Mis à part cela, rien de bien choquant, le quatuor commençant tout juste à prendre son envol, à oublier
Nirvana et à se forger une identité qui leur correspond. Ça passe notamment par davantage de jeux de guitares ("
Breathe" justement - le petit solo de "Not Leavin' Yet" ou les guitares qui font fureur sur "
Old Enough"). C'est un peu imagé, bien sûr, mais pour se représenter la chose telle quelle, il serait intéressant d'évoquer le paysage assez spécial introduit par "Worthy to Say" qui se veut à la fois bien asséché et rocailleux, intégrant par moments, un air bluesy/country rétro à la
ZZ Top dans les parties les plus mélodiques.
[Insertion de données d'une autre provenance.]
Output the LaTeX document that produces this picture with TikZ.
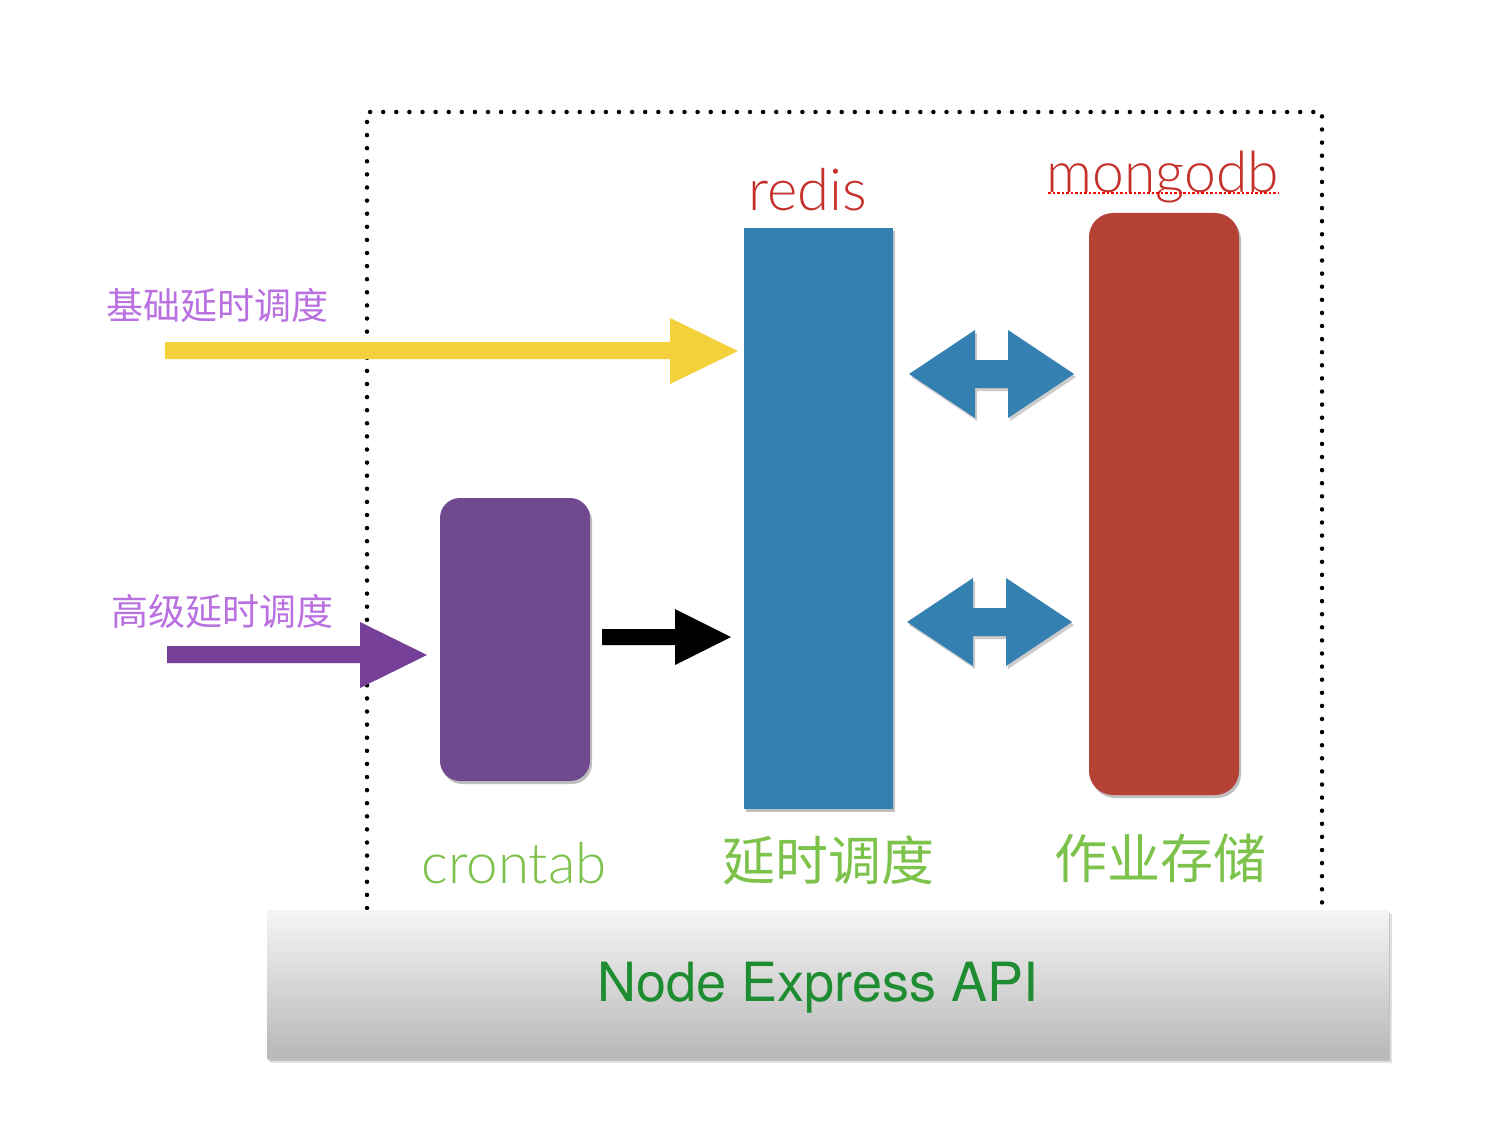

Déchaîné, intense et produisant ainsi une âme grunge essentielle à la vie et au bon déroulé de cet opus, "Leader of Man" pourrait être un bon point de départ pour les auditeurs qui souhaitent s'aventurer dans les débuts de
Nickelback.
"
The State" respire une telle forme de liberté qu'à l'écoute de celui-ci, on pourrait s'imaginer différentes scènes (toutefois assez improbables) dans lesquelles le bouton play se serait naturellement imposé à nous. Bon, maintenant, c'est simple, je compte jusqu'à trois Cow-boy et si tu n'as pas dégainé ton pistolet à temps, c'est terminé pour toi... Puis continue de causer de la chaleur qu'il fera demain avec Billy Gibbons et Neil Young, tu vas finir par te recevoir un pain dans la figure.